Instructions for the task:
Retype, word for word, the lines between the ones holding "What React, TypeScript" and "import * as", inclusive; pictures stay out of the copy.

Records with drawing code

▶

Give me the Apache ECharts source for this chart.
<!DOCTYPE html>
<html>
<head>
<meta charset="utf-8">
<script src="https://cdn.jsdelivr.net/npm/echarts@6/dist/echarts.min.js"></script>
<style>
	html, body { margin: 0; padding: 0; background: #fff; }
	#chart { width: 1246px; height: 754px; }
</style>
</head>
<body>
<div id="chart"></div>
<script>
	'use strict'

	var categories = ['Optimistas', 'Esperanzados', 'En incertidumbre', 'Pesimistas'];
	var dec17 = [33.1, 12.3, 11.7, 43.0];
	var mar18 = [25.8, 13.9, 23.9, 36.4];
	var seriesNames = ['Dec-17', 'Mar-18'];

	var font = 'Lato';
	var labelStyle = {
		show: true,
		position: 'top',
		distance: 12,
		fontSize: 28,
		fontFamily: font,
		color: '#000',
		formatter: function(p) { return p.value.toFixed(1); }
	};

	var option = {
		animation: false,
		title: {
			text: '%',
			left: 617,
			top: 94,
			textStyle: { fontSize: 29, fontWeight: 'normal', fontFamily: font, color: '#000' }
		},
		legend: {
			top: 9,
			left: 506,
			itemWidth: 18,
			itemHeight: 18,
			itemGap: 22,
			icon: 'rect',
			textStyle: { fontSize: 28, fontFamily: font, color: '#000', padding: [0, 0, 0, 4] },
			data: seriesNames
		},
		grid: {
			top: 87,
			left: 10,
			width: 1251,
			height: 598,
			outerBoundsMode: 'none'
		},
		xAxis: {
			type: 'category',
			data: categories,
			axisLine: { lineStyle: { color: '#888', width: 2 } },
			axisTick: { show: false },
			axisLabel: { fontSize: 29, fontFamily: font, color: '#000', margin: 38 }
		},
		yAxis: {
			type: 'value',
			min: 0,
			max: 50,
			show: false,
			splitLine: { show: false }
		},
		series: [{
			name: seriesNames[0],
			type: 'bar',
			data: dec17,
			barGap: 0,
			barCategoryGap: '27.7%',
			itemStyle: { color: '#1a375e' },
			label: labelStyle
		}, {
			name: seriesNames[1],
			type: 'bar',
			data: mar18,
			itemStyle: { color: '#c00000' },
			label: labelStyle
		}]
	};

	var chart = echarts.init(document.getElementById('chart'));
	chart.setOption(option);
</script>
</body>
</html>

◀
▶

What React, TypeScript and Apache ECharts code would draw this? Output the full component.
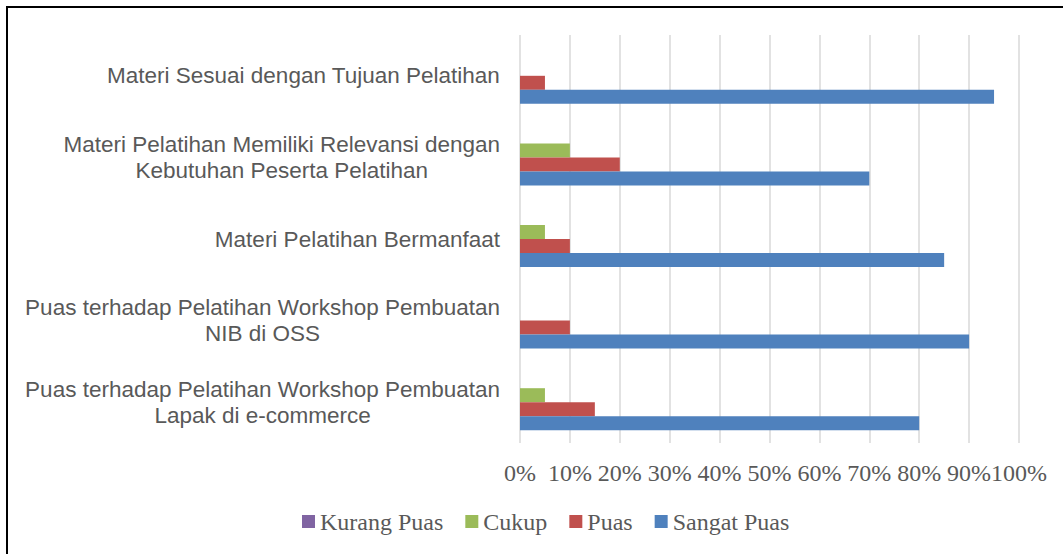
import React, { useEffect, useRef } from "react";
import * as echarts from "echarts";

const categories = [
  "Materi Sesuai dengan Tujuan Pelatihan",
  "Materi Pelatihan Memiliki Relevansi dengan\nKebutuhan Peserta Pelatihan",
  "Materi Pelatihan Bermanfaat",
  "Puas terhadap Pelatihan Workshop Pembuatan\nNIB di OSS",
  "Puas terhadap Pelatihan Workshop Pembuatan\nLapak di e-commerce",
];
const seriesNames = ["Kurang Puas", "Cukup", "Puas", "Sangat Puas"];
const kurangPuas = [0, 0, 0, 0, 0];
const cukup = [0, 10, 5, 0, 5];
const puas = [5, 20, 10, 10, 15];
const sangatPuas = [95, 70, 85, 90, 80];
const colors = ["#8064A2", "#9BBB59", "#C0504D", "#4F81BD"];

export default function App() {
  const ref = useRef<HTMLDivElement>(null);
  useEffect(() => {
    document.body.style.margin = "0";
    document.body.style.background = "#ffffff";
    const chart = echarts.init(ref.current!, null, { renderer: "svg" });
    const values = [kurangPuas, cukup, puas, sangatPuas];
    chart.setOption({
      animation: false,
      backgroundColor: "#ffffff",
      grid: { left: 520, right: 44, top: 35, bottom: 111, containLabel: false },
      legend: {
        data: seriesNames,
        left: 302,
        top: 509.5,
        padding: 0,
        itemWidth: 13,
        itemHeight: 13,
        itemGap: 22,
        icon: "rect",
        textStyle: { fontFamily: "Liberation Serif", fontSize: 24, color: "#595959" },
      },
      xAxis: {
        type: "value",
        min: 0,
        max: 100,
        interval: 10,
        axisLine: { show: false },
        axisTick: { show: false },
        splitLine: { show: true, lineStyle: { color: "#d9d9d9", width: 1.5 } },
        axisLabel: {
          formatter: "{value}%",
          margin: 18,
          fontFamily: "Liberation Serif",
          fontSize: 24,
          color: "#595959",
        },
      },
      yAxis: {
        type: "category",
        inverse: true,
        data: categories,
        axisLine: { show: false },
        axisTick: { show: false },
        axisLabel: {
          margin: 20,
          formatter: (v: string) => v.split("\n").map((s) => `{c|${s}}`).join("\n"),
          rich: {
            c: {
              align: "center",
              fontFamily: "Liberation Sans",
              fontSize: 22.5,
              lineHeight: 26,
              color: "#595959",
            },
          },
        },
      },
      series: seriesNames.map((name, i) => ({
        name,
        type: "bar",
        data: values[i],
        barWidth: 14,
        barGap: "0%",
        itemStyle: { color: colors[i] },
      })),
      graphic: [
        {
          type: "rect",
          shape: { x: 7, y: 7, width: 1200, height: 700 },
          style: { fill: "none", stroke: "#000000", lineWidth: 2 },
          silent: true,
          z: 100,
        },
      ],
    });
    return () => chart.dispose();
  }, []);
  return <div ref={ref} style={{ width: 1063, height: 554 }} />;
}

◀

Solution to the exercise:
What React, TypeScript and Apache ECharts code would draw this? Output the full component.
import React, { useEffect, useRef } from "react";
import * as echarts from "echarts";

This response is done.